E’ tutto qui? Non proprio.
Pin dovrà affrontare mille e più peripezie per arrivare a destinazione: sarà trattato come un immigrato clandestino qualunque, messo in prigione e in attesa di essere riportato al suo villaggio – vi suona familiare come cosa? –  e Alina riuscirà a fuggire dalla stanza in cui era confinata mettendo a repentaglio la propria vita.
Se nella recensione di Cari Mostri avevo insinuato che l’autore fosse informato delle nuove tendenze tra gli adolescenti, con questo libroviene confermato più volte. Il collegio di Villa Hapatia è una scuola che dovrebbe forgiare persone omologate: tutte ascoltano Justin Bieber o altre boy band create appositamente, ci sono corsi di shopping, di trucco tenute dalla professoressa Queen Fascion.

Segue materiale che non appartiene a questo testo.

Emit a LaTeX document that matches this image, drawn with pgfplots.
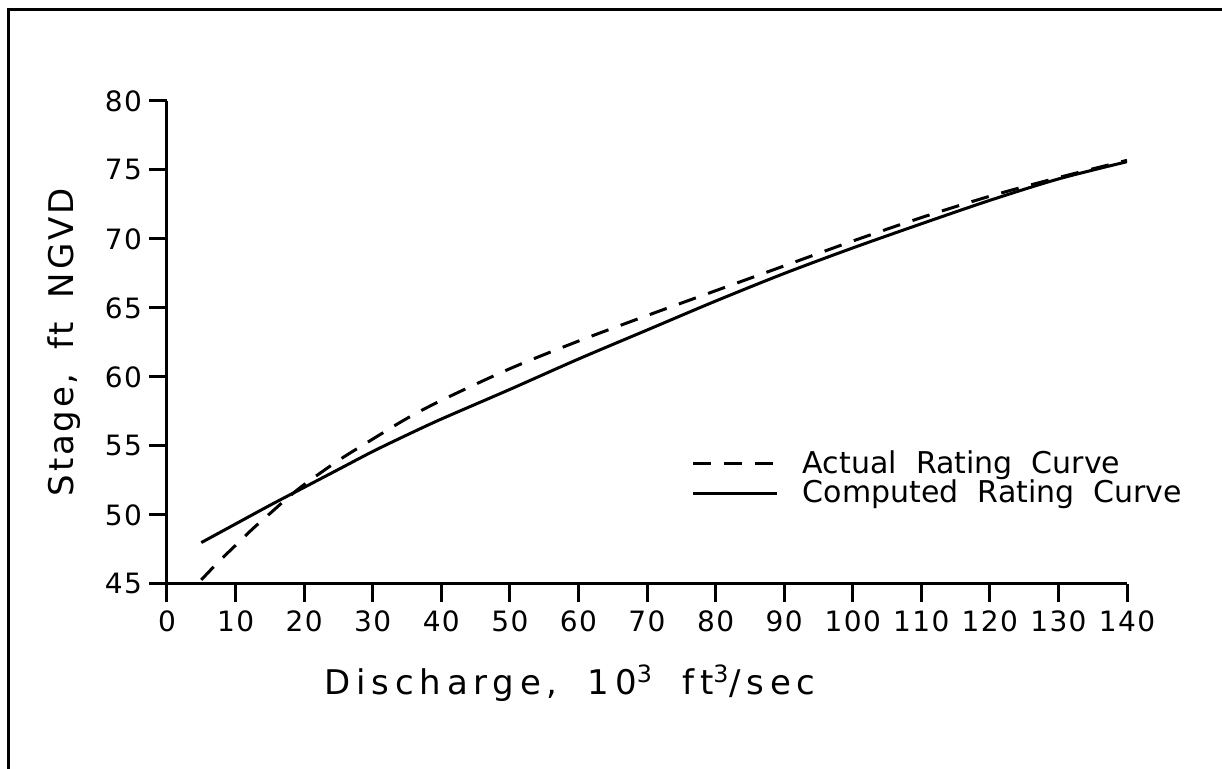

Alina ovviamente non è una studentessa modello, vuole fare la scrittrice e si rifiuta di essere omologata. Benni troverà anche il modo di fare il suo personalissimo tributo alla memoria di David Bowie, citando in maniera neanche troppo velata il bellissimo film Labyrinth dove lui era protagonista.
Alla fine Pin e Alina si incontrano e dovranno fronteggiare la parte peggiore di se stessi. Come va a finire? Non ve lo dico. Dovrete leggere il libro.
Ho letto diverse recensioni in cui lamentano del fatto che ha usato un linguaggio tipico della narrazione per ragazzi. Forse per qualcuno potrebbe costituire un problema ma non per me. Perché una volta che si va oltre, si capisce che nascoste tra le righe ci sono delle vere e proprie bordate che l’autore fa contro certi disastri della società odierna. Non risparmia proprio nessuno.